Gretchen Harper is a bright young woman who continues to inspire the students in the Health Law Institute through her dedication to the Institute and to the health care field. Gretchen majored in Health Information Management and was pre-medicine at St. Louis University. Although her love of the health care field did not waiver, she says her love of organic chemistry did! Like many students, Gretchen recognized the dynamic field of health care, and wanted to, as she says, “get in on the action.” Gretchen did just that; she became the Editor-in-Chief of DePaul’s Journal of Health Care Law
and impressively published five issues, putting the Journal
back on track. Gretchen calls herself a “regulatory dork” whose favorite classes at DePaul were “Health Care Fraud and Abuse”, which she says lent itself well to clinical application, and the “Special Education Advocacy Clinic” because it exposed her to very real legal issues to which she had not been previously aware.Gretchen has had many experiences in the health care field including a legislative consultant position at the American Osteopathic Association where she was able to see legal issues from a health care practitioner’s point of view and better understand the legislative process. She worked as a senior law clerk at the Illinois Department of Professional and Financial Regulations where she was able to use her 711 license to get her own cases in the administrative law field. Finally, Gretchen is currently working with Ungaretti & Harris, LLP as a law clerk for their Healthcare Department. She chose to work with Ungaretti because it was a phenomenal opportunity to work with highly qualified attorneys on healthcare transactional and compliance work, which is where Gretchen sees herself in the future.
After sitting down with Gretchen, she had some advice for future health law students in which she recommends that students utilize the 711 student attorney option and to get involved in as many facets of health law as possible during their academic career. She explains it will not only make the student more marketable, but also will help the student figure out what subsets of the vast health law umbrella may interest them. She also says that she wishes she had reached out to professors and speakers whose specialty areas lined up with her interests earlier, because network opportunities are extremely beneficial and they’re always genuinely interested in helping out future fellow health lawyers.

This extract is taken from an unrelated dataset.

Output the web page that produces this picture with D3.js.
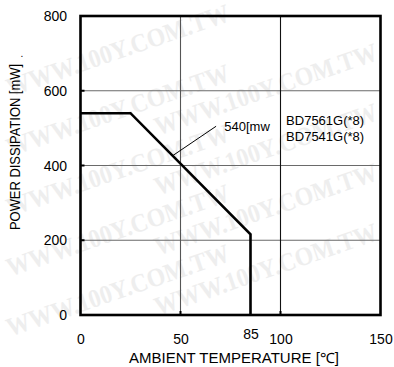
<!DOCTYPE html>
<html>
<head>
<meta charset="utf-8">
<script src="https://cdn.jsdelivr.net/npm/d3@7"></script>
<style>
html,body{margin:0;padding:0;background:#fff;}
svg{display:block;}
text{font-family:"Liberation Sans",Arial,sans-serif;fill:#000;}
</style>
</head>
<body>
<script>
// ---- data ----
const xTicks = [0, 50, 85, 100, 150];
const yTicks = [0, 200, 400, 600, 800];
const gridX = [50, 100];
const gridY = [200, 400, 600];
const curveTemp = [0, 25, 85, 85];
const curvePower = [540, 540, 216, 0];
const legendLines = ["BD7561G(*8)", "BD7541G(*8)"];
const annotation = "540[mw";
const xTitle = "AMBIENT TEMPERATURE [℃]";
const yTitle = "POWER DISSIPATION [mW]";
const watermark = "WWW.100Y.COM.TW";

const W = 394, H = 367;
const svg = d3.select("body").append("svg").attr("width", W).attr("height", H);

const x = d3.scaleLinear().domain([0, 150]).range([80.5, 380.5]);
const y = d3.scaleLinear().domain([0, 800]).range([315, 16]);

// ---- watermark (background): whole instances on parallel diagonal lines ----
const wm = svg.append("g");
const slope = Math.tan(19 * Math.PI / 180);
const wmLeftLines = [100, 160, 220, 280, 340];
const wmRightLines = [190, 250, 310, 370];
function wmText(x0, c) {
  wm.append("text")
    .attr("transform", `translate(${x0},${c - slope * x0}) rotate(-19)`)
    .style("font-family", "'Liberation Serif','Times New Roman',serif")
    .style("font-weight", "bold")
    .style("font-size", "26px")
    .style("fill", "#eeeeee")
    .attr("textLength", 234).attr("lengthAdjust", "spacingAndGlyphs")
    .text(watermark);
}
wmLeftLines.forEach(c => wmText(10, c));
wmRightLines.forEach(c => wmText(158, c));

// ---- grid ----
const g = svg.append("g");
g.selectAll(".gy").data(gridY).enter().append("line")
  .attr("x1", x(0)).attr("x2", x(150))
  .attr("y1", d => y(d)).attr("y2", d => y(d))
  .attr("stroke", "#6a6a6a").attr("stroke-width", 1.1);
g.selectAll(".gx").data(gridX).enter().append("line")
  .attr("x1", d => x(d)).attr("x2", d => x(d))
  .attr("y1", y(0)).attr("y2", y(800))
  .attr("stroke", (d, i) => i === 0 ? "#555" : "#111").attr("stroke-width", 1.1);

// small tick stubs
g.selectAll(".ty").data(gridY).enter().append("line")
  .attr("x1", x(0)).attr("x2", x(0) + 4)
  .attr("y1", d => y(d)).attr("y2", d => y(d))
  .attr("stroke", "#000").attr("stroke-width", 2);
g.selectAll(".tx").data(gridX).enter().append("line")
  .attr("x1", d => x(d)).attr("x2", d => x(d))
  .attr("y1", y(0)).attr("y2", y(0) - 4)
  .attr("stroke", "#000").attr("stroke-width", 2);

// frame
g.append("rect")
  .attr("x", x(0)).attr("y", y(800))
  .attr("width", x(150) - x(0)).attr("height", y(0) - y(800))
  .attr("fill", "none").attr("stroke", "#000").attr("stroke-width", 2.6);

// ---- curve ----
const pts = curveTemp.map((t, i) => [t, curvePower[i]]);
g.append("path")
  .attr("d", d3.line().x(d => x(d[0])).y(d => y(d[1]))(pts))
  .attr("fill", "none").attr("stroke", "#000").attr("stroke-width", 2.6)
  .attr("stroke-linejoin", "miter");

// ---- annotation ----
g.append("line")
  .attr("x1", x(46)).attr("y1", y(426))
  .attr("x2", x(67.8)).attr("y2", y(505))
  .attr("stroke", "#000").attr("stroke-width", 1);
g.append("text").attr("x", x(71.9)).attr("y", 131)
  .attr("font-size", 13).text(annotation);
g.selectAll(".lg").data(legendLines).enter().append("text")
  .attr("x", x(102.8)).attr("y", (d, i) => 125 + i * 16)
  .attr("font-size", 13).text(d => d);

// ---- tick labels ----
svg.selectAll(".yl").data(yTicks).enter().append("text")
  .attr("x", 67).attr("y", d => y(d) + 5)
  .attr("text-anchor", "end").attr("font-size", 14)
  .text(d => d);
svg.selectAll(".xl").data(xTicks).enter().append("text")
  .attr("x", d => x(d) + 0.5).attr("y", d => d === 85 ? 339 : 343.5)
  .attr("text-anchor", "middle").attr("font-size", 14)
  .text(d => d);

// ---- axis titles ----
svg.append("text").attr("x", 129).attr("y", 362.5)
  .attr("font-size", 14)
  .attr("textLength", 210).attr("lengthAdjust", "spacingAndGlyphs")
  .text(xTitle);
svg.append("text")
  .attr("transform", "translate(20,230) rotate(-90)")
  .attr("font-size", 14)
  .attr("textLength", 166).attr("lengthAdjust", "spacingAndGlyphs")
  .text(yTitle);
svg.append("text").attr("x", 20.5).attr("y", 57).attr("font-size", 10).text(".");
</script>
</body>
</html>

Gretchen, who will be sitting for the Illinois Bar this summer, will be greatly missed by the Health Law Institute and the students at DePaul, but we know she will be an amazing resource for current and future students. Gretchen’s dream job, of course, would be to become the United States Health and Human Services Secretary. She ended the conversation with these wise words: “Dream Big… right?.” We look forward to Gretchen’s big dreams, which we’re sure she will actualize in the future.
We here at the E-Pulse wish Gretchen good luck on the upcoming bar exam and all the best in her future endeavors!